At the same time, there is ample evidence from life and research labeled "Positive Psychology" that we, humans, make conscious choices. It's not only that we become aware consciously of choice (the strong position of those who dismiss will), but that we act willfully in ways that might be described as courageous, kind or even wise. Peter provides examples of these conscious, deliberate acts as well.

So, my first reaction to reading Free Market Madness is the "madness" of adopting an either-or position with regards to psychological processes - conscious or unconscious, but not both. Peter clearly recognizes how both processes are part of our psychology, and he advocates that this should inform public policy to help us achieve our goals. Individual self-regulation and willpower so often simply aren't enough.

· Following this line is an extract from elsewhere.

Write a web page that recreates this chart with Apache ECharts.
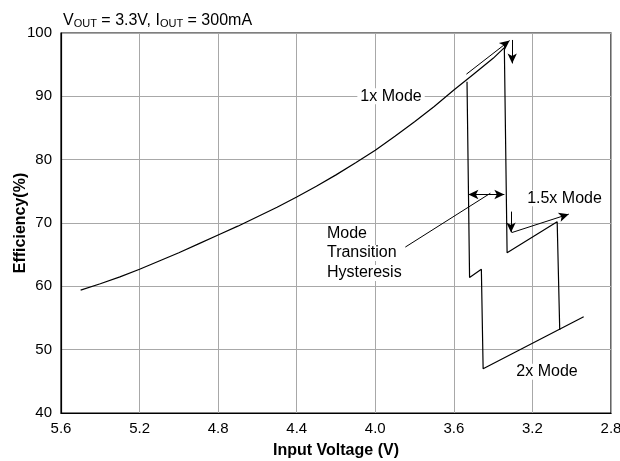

I'm glad that Free Market Madness is contributing to our understanding of how irrational we can be, how the assumption of rationality in economics is problematic, and how we need to consider both the rational and irrational in humanity when we develop policy. What this book also reminded me is, as one of my early mentors once told me, "we borrow from each other's garbage pails." That is, one discipline borrows ideas from another, but these ideas have often already been discarded in the other discipline.

The assumption of rationality, of utility, as a dominant explanatory principle of human decision making, is one such idea. Free Market Madness does a good job of showing the limits of this assumption and the problems this mistaken belief can create.